→ **Given instruction**
Give the listing again character for character, but drop the images.

■ ■ ■ ■ ■ ■ ■

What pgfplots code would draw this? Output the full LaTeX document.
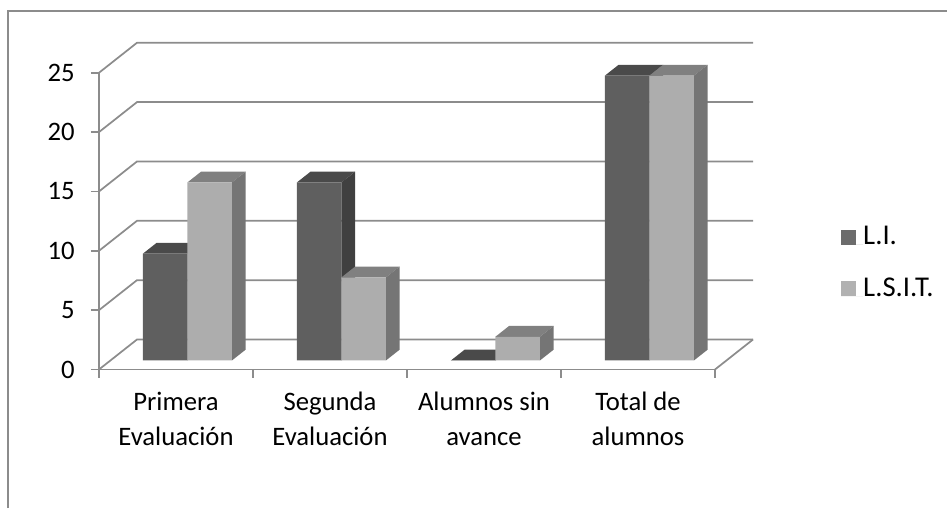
\documentclass[border=0pt]{standalone}
\usepackage{pgfplots}
\pgfplotsset{compat=1.18}
\usepackage{fontspec}
\setmainfont{Carlito}

\definecolor{darkfront}{HTML}{5F5F5F}
\definecolor{darktop}{HTML}{4A4A4A}
\definecolor{darkside}{HTML}{404040}
\definecolor{lightfront}{HTML}{ADADAD}
\definecolor{lighttop}{HTML}{808080}
\definecolor{lightside}{HTML}{757575}
\definecolor{gridgray}{HTML}{8C8C8C}

% one bar: x from, x to, value, colour prefix
\newcommand{\cuboid}[4]{
  \addplot3[fill=#4top,draw=none] coordinates {(#1,0.3,#3) (#2,0.3,#3) (#2,0.66,#3) (#1,0.66,#3) (#1,0.3,#3)};
  \addplot3[fill=#4side,draw=none] coordinates {(#2,0.3,0) (#2,0.66,0) (#2,0.66,#3) (#2,0.3,#3) (#2,0.3,0)};
  \addplot3[fill=#4front,draw=none] coordinates {(#1,0.3,0) (#2,0.3,0) (#2,0.3,#3) (#1,0.3,#3) (#1,0.3,0)};
}

\begin{document}
\begin{tikzpicture}[x=0.75pt,y=0.75pt]
  \useasboundingbox (0,0) rectangle (947,508);
  \draw[gridgray,line width=1.3pt] (8,0) -- (8,497) -- (947,497);

  % walls, floor and bars
  \begin{axis}[
      at={(74.25pt,103.875pt)},anchor=south west,
      x={(115.5pt,0pt)},y={(28.5pt,22.5pt)},z={(0pt,8.9025pt)},
      xmin=-0.5,xmax=3.5,ymin=0,ymax=1,zmin=0,zmax=25,
      hide axis,clip=false,
    ]
    \pgfplotsinvokeforeach{0,5,10,15,20,25}{
      \addplot3[gridgray,line width=1.3pt] coordinates {(-0.5,0,#1) (-0.5,1,#1) (3.5,1,#1)};
    }
    \addplot3[gridgray,line width=1.3pt] coordinates {(3.5,1,0) (3.5,0,0)};

    \cuboid{-0.289}{0}{9}{dark}
    \cuboid{0}{0.289}{15}{light}
    \cuboid{0.711}{1}{15}{dark}
    \cuboid{1}{1.289}{7}{light}
    \cuboid{1.711}{2}{0}{dark}
    \cuboid{2}{2.289}{2}{light}
    \cuboid{2.711}{3}{24}{dark}
    \cuboid{3}{3.289}{24}{light}
  \end{axis}

  % axis lines, ticks, labels and legend
  \begin{axis}[
      at={(74.25pt,103.875pt)},anchor=south west,
      scale only axis,width=462pt,height=222.56pt,
      xmin=-0.5,xmax=3.5,ymin=0,ymax=25,
      axis x line=bottom,axis y line=left,
      axis line style={gridgray,line width=1.3pt,-},
      tick style={gridgray,line width=1.3pt},
      tick align=outside,major tick length=6pt,
      xtick={-0.5,0.5,1.5,2.5,3.5},xticklabels={},
      extra x ticks={0,1,2,3},
      extra x tick style={major tick length=0pt,
        xticklabel style={align=center,font=\fontsize{20}{26.5}\selectfont,inner sep=0pt,yshift=-16.5pt}},
      extra x tick labels={Primera\\Evaluación,Segunda\\Evaluación,Alumnos sin\\avance,Total de\\alumnos},
      ytick={0,5,10,15,20,25},
      yticklabel style={font=\fontsize{20}{22}\selectfont,inner sep=0pt,xshift=-12pt},
      /pgf/number format/assume math mode=true,
      clip=false,
      legend style={at={(1.2045,0.361)},anchor=west,draw=none,fill=none,
        inner sep=0pt,font=\fontsize{21.5}{24}\selectfont,
        row sep=23pt,
        nodes={inner sep=0pt,anchor=base west}},
      legend cell align=left,
      legend image code/.code={\path (0pt,0pt) -- (16.5pt,0pt);\fill[#1] (0pt,-0.2pt) rectangle (11.25pt,11.05pt);},
    ]
    \addlegendimage{fill=darkfront!92!white,draw=none}
    \addlegendentry{L.I.}
    \addlegendimage{fill=lightfront!95!white,draw=none}
    \addlegendentry{L.S.I.T.}
  \end{axis}
\end{tikzpicture}
\end{document}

■ ■ ■ ■ ■ ■ ■

→ **Written solution**
What pgfplots code would draw this? Output the full LaTeX document.
\documentclass[border=0pt]{standalone}
\usepackage{pgfplots}
\pgfplotsset{compat=1.18}
\usepackage{fontspec}
\setmainfont{Carlito}

\definecolor{darkfront}{HTML}{5F5F5F}
\definecolor{darktop}{HTML}{4A4A4A}
\definecolor{darkside}{HTML}{404040}
\definecolor{lightfront}{HTML}{ADADAD}
\definecolor{lighttop}{HTML}{808080}
\definecolor{lightside}{HTML}{757575}
\definecolor{gridgray}{HTML}{8C8C8C}

% one bar: x from, x to, value, colour prefix
\newcommand{\cuboid}[4]{
  \addplot3[fill=#4top,draw=none] coordinates {(#1,0.3,#3) (#2,0.3,#3) (#2,0.66,#3) (#1,0.66,#3) (#1,0.3,#3)};
  \addplot3[fill=#4side,draw=none] coordinates {(#2,0.3,0) (#2,0.66,0) (#2,0.66,#3) (#2,0.3,#3) (#2,0.3,0)};
  \addplot3[fill=#4front,draw=none] coordinates {(#1,0.3,0) (#2,0.3,0) (#2,0.3,#3) (#1,0.3,#3) (#1,0.3,0)};
}

\begin{document}
\begin{tikzpicture}[x=0.75pt,y=0.75pt]
  \useasboundingbox (0,0) rectangle (947,508);
  \draw[gridgray,line width=1.3pt] (8,0) -- (8,497) -- (947,497);

  % walls, floor and bars
  \begin{axis}[
      at={(74.25pt,103.875pt)},anchor=south west,
      x={(115.5pt,0pt)},y={(28.5pt,22.5pt)},z={(0pt,8.9025pt)},
      xmin=-0.5,xmax=3.5,ymin=0,ymax=1,zmin=0,zmax=25,
      hide axis,clip=false,
    ]
    \pgfplotsinvokeforeach{0,5,10,15,20,25}{
      \addplot3[gridgray,line width=1.3pt] coordinates {(-0.5,0,#1) (-0.5,1,#1) (3.5,1,#1)};
    }
    \addplot3[gridgray,line width=1.3pt] coordinates {(3.5,1,0) (3.5,0,0)};

    \cuboid{-0.289}{0}{9}{dark}
    \cuboid{0}{0.289}{15}{light}
    \cuboid{0.711}{1}{15}{dark}
    \cuboid{1}{1.289}{7}{light}
    \cuboid{1.711}{2}{0}{dark}
    \cuboid{2}{2.289}{2}{light}
    \cuboid{2.711}{3}{24}{dark}
    \cuboid{3}{3.289}{24}{light}
  \end{axis}

  % axis lines, ticks, labels and legend
  \begin{axis}[
      at={(74.25pt,103.875pt)},anchor=south west,
      scale only axis,width=462pt,height=222.56pt,
      xmin=-0.5,xmax=3.5,ymin=0,ymax=25,
      axis x line=bottom,axis y line=left,
      axis line style={gridgray,line width=1.3pt,-},
      tick style={gridgray,line width=1.3pt},
      tick align=outside,major tick length=6pt,
      xtick={-0.5,0.5,1.5,2.5,3.5},xticklabels={},
      extra x ticks={0,1,2,3},
      extra x tick style={major tick length=0pt,
        xticklabel style={align=center,font=\fontsize{20}{26.5}\selectfont,inner sep=0pt,yshift=-16.5pt}},
      extra x tick labels={Primera\\Evaluación,Segunda\\Evaluación,Alumnos sin\\avance,Total de\\alumnos},
      ytick={0,5,10,15,20,25},
      yticklabel style={font=\fontsize{20}{22}\selectfont,inner sep=0pt,xshift=-12pt},
      /pgf/number format/assume math mode=true,
      clip=false,
      legend style={at={(1.2045,0.361)},anchor=west,draw=none,fill=none,
        inner sep=0pt,font=\fontsize{21.5}{24}\selectfont,
        row sep=23pt,
        nodes={inner sep=0pt,anchor=base west}},
      legend cell align=left,
      legend image code/.code={\path (0pt,0pt) -- (16.5pt,0pt);\fill[#1] (0pt,-0.2pt) rectangle (11.25pt,11.05pt);},
    ]
    \addlegendimage{fill=darkfront!92!white,draw=none}
    \addlegendentry{L.I.}
    \addlegendimage{fill=lightfront!95!white,draw=none}
    \addlegendentry{L.S.I.T.}
  \end{axis}
\end{tikzpicture}
\end{document}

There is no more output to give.